A book that I thought was done came back from my publisher’s copy editor. There were the usual corrections; commas, contractions, word repetitions, inept grammar, and the occasional internal confusion. There was also something very much more serious: I had messed up the plot’s time sequence.
Ordinarily that might not matter so much, but in this book, time is vital. In one sense, the book is a thriller, insofar as my protagonist, as they say, is racing against time to save his own life. So when it was pointed out that I had quite confused my timing of events, that was, to put it mildly, a catastrophe.
You might think the copy editor would say, “Here is the glitch.” It did not happen. All that was said was, “This can’t happen this way.” What’s more, the book has a complex plot.
Therefore, what was required was a careful work-through of the manuscript, with a calendar in hand, checking the plot, event by event, hour by hour, and day by day. In time, so to speak, I found it: I had dropped two weeks. How? I have no idea. But, once found, adjustments were relatively easy.

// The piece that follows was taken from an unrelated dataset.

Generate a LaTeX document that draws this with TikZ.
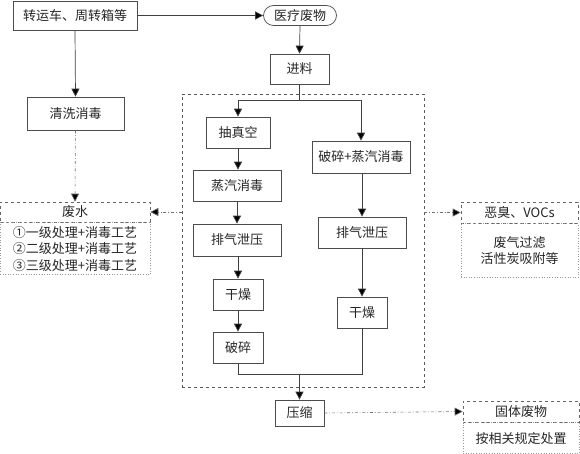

That said, the sequence of time in a plot is really vital, and it can make a subtle if not huge difference. It is all too easy to forget such and such an action will take time to happen, or not to happen. Moreover—readers will notice. Adept use of time is a crucial fiction writer’s task.
So—next time I write a book like this one, I will post a remark made by Albert Einstein over my desk: “The only reason for time is so that everything doesn’t happen at once.”
In short, when you think seriously about your next plot, remember—It’s about time.